Quarks are fundamental constitutes of matter which form protons and neutrons. They are bound together by the strong force, one of the four fundamental forces in nature and the strongest in the universe. The exchange particle is the gluon, which acts as a mediator between the quarks. This enables the existence of protons and neutrons. The strong force is a complex process that is yet to be fully understood. When exposed to high temperatures and pressure, quarks become almost free of particles.
After the Big Bang, the universe was in just such elevated state of heat and density. The expansion of the universe caused it to cool down into the current state of the universe. The question remains: How and when do quarks change from quasi-free particles into protons and neutrons?
To answer this, Benjamin Jäger creates large-scale computer simulations with the purpose of studying how quarks and the strong force interact. As this is a tremendously complex process, these simulations require a supercomputer. Luckily, University of Southern Denmark is in possession of one of these.

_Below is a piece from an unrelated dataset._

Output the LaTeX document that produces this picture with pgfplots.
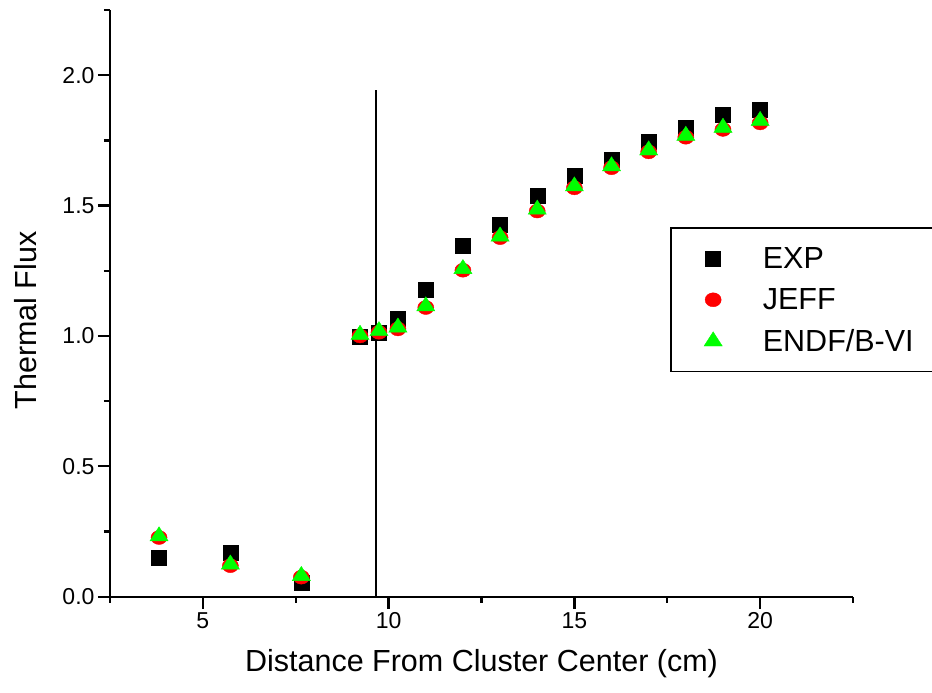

Benjamin Jäger, who is also a computer scientist, uses additional European supercomputers for his simulations, coordinated and organized by Partnership for Advance Computing in Europe (PRACE). The predictions from supercomputers are tested by other scientists, for instance at The European Organization for Nuclear Research (CERN). Despite using a supercomputer, the simulations can take a couple of months. The elite resources of the University of Southern Denmark coupled with the excellent research of the Danish Institute of Advanced Study is the ideal arena to undertake such venture:
“It’s an environment that brings together scientists from several areas, who form a very inspiring group that develop new ideas and ways to solve problems.”– Benjamin Jäger
The purpose of DIAS is to inspire groundbreaking ideas through the meeting of minds from all disciplines. Benjamin Jäger has been partaking in this interdisciplinary framework since 2017.
About Benjamin Jäger
Besides being a Fellow at DIAS for the past three years, Benjamin Jäger is Assistant Professor at the Department of Mathematics and Computer Science (IMADA) and Centre for Cosmology and Particle Physics Phenomenology (CP³-Origins) at University of Southern Denmark. He obtained his PhD with summa cum laude in 2013 from the Johannes Gutenberg University in Mainz and worked as a Postdoctoral Research Fellow at the Swansea University from 2013 to 2016. Afterwards he was a fellow at the Eidgenössische Technische Hochschule (ETH) in Zürich from 2016 to 2017.